As the Wild has ascended and the other three major sports teams have languished, impatience has caused many local fans to forget the four-year rule: Most decisions made in professional sports take about four years to manifest themselves.
The Timberwolves don't have one of the worst records in the NBA because of Flip Saunders' decisions. They are losing because David Kahn passed on Steph Curry and DeMarcus Cousins in favor of Jonny Flynn and Wes Johnson.
The Twins have experienced their most disappointing four-year stretch ever not because Terry Ryan has lost his touch, but because Bill Smith failed to do what Ryan has so often done — turn pending free agents such as Joe Nathan, Michael Cuddyer and Johan Santana into a slew of good young players.
The Vikings have produced only one winning record in the past five years not because Rick Spielman is misguided, but because he made a mistake common to dozens of recent and current general managers, reaching for a quarterback unworthy of a first-round pick, Christian Ponder.
All three teams are paying for sins committed a few years ago. What is encouraging for these three teams is that the four-year rule could soon work in their favor. While the Wild is clearly the best of those four teams currently, Wild GM Chuck Fletcher might have the most difficulty winning three and four years from now, when Parise and Suter are older and still highly-paid, and the team's recent competitiveness has kept it from qualifying for high draft picks.
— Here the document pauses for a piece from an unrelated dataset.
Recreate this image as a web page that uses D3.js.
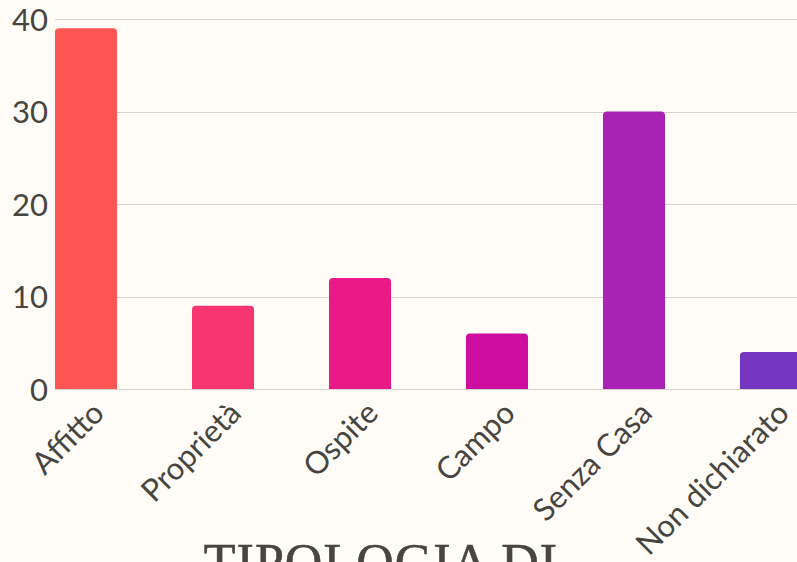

This summer, Saunders traded Kevin Love for Andrew Wiggins. Perhaps more impressive, in the past two years, Saunders has drafted two players with spotty résumés at UCLA — Shabazz Muhammad didn't play hard or well with others, and Zach LaVine didn't play much at all — who now look much more promising than they did the day they arrived.
In the summer of 2012, the Twins confounded analysts predicting that they would choose a mature pitcher, or at least a mature player, and selected raw high school center fielder Byron Buxton from little Baxley, Ga.